Sunday, November 18, 2007

Proof the K factor works

Remember this blog back in July where I posted a chart and the formula for calculating submerged weight? The chart shows a simple mulitplier, called the "K Factor". Well, Ham Gale and I had a perfect opportunity to prove out the theory back in October up in Annapolis. A Soling sank in about 30 feet of water. According to this spec sheet

the Soling displaces 2277 lbs. Because Soling's are usually dry sailed (stored on a trailer), they are equipped with four short cables that remain attached to the keel bolts, and the entire boat is designed to be lifted by these cables (how handy for us salvage divers, huh?). So, I was able to access the lifting cables down there in 30 feet of cloudy Chesapeake Bay, and attach a single 2000lb lift bag. Both Ham and I were pretty confident that the 2000# bag would bring the 2277# boat to the surface.

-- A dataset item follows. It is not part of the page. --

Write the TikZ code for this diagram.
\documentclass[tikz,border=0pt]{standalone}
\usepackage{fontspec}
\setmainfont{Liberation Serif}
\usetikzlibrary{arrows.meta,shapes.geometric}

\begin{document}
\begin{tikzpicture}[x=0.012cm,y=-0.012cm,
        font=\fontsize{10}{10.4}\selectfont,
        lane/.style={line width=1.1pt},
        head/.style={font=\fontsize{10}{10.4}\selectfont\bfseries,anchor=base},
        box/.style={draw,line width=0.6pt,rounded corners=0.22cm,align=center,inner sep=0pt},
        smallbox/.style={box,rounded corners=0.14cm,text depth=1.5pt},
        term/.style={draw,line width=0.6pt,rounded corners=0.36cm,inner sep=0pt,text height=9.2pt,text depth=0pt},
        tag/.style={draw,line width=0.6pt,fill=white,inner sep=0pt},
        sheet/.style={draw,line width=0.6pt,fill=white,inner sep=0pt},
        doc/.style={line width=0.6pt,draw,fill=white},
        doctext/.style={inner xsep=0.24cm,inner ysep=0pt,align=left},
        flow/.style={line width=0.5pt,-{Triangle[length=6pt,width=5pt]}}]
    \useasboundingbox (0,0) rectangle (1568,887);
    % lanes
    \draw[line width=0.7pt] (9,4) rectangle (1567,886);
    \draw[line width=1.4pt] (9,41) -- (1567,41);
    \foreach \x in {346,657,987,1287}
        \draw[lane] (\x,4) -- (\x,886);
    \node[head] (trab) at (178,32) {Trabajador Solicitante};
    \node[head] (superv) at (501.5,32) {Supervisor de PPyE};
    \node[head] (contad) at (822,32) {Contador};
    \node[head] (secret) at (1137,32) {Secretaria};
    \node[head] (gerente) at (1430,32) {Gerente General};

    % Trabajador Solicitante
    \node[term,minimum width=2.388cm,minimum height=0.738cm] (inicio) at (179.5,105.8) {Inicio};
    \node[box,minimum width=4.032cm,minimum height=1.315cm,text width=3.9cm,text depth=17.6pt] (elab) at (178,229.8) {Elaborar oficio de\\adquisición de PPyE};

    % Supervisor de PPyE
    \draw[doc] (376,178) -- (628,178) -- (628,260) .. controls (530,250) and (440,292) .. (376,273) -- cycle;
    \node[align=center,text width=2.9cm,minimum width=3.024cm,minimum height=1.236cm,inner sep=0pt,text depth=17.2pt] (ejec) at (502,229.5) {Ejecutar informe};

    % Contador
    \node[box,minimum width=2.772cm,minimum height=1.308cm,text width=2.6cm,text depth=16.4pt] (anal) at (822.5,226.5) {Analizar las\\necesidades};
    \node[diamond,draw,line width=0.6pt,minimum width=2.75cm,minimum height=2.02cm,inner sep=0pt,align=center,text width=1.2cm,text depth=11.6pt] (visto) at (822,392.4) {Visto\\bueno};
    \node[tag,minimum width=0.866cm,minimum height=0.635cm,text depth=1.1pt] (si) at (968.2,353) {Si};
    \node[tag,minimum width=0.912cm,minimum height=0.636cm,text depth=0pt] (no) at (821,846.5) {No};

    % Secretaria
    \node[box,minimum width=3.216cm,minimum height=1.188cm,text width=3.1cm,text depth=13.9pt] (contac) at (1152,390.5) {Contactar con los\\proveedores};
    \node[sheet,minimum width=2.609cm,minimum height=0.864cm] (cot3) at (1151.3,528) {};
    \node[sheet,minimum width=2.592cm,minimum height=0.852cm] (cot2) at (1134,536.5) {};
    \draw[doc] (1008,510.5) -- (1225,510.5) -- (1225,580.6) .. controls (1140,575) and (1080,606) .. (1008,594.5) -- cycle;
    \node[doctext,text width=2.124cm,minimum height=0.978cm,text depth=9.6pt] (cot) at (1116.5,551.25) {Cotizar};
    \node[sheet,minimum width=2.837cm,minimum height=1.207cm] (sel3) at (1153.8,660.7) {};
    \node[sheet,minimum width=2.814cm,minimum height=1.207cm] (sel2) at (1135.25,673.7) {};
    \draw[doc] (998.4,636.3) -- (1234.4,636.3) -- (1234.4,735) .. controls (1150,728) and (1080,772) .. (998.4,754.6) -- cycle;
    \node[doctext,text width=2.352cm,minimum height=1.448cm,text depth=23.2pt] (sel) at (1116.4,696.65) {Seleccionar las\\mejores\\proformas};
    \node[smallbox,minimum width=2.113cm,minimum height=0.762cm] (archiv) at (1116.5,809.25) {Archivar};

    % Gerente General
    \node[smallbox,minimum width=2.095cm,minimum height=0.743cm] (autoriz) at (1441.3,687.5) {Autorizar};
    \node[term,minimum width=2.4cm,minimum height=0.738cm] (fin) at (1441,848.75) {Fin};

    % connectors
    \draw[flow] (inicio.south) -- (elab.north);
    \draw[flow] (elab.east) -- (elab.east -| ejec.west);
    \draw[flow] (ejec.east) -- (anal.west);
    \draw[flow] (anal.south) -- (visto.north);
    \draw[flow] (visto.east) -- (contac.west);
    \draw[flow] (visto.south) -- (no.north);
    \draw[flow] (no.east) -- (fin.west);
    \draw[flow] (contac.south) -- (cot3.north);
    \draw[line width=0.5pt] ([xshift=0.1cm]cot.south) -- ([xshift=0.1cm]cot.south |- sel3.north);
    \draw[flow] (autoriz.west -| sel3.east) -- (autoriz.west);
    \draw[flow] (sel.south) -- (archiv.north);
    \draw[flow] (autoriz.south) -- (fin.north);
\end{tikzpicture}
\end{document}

Guess what? Here it is, after the initial lift, hanging by one single 2000# lift bag, just barely submerged. Notice that the lift bag is well out of the water, which means that at this point it is generating significantly less than 2000# of lift. Solings do not have any internal floatation, other than two small compartments (one fore, one aft under the decks) that are supposed to be kept closed. The reason this boat sank is that the skipper had failed to close the forward one. They are not really water tight compartments; but it would take a while for water to seep in there in the event of a capsize. When we hauled the boat at the crane, we found both compartments totally flooded.
Lets do the math. Unfortunately, I don't find a seperate listing of how much ballast they carry, but lets say its 1/3 of the total, which means that the keel weighs about 750# The K Factor for lead is .91, so 750# of lead submerged will only need 682# of lift. Lets say the mast, boom & rigging weighs 200#. In the picture, you'll notice that virtually all the mast and rig is out of the water, so we'll leave its weight at 200#, because we're going to lift it completely out of the water.
Now, the remaining fiberglass hull would weigh 1327# dry. Multiply the K Factor for fiberglass of .33, and the hull only needs about 440# of lift.
Lets add it together: 440 for the hull, 682 for the lead keel, and 200 for the rig = 1322# of lift calculated to bring this mass to the surface. Look once again at the picture; doesn't it look like about one third of the bag is out of the water? That leaves two thirds of a 2000# bag creating lift. Lets see, two thirds of 2000 is 1320!
IT WORKS! (thanks to Capt Cory Deere of TowBoat/US Annapolis for the nice picture. And thanks Ham for the nice day's work!)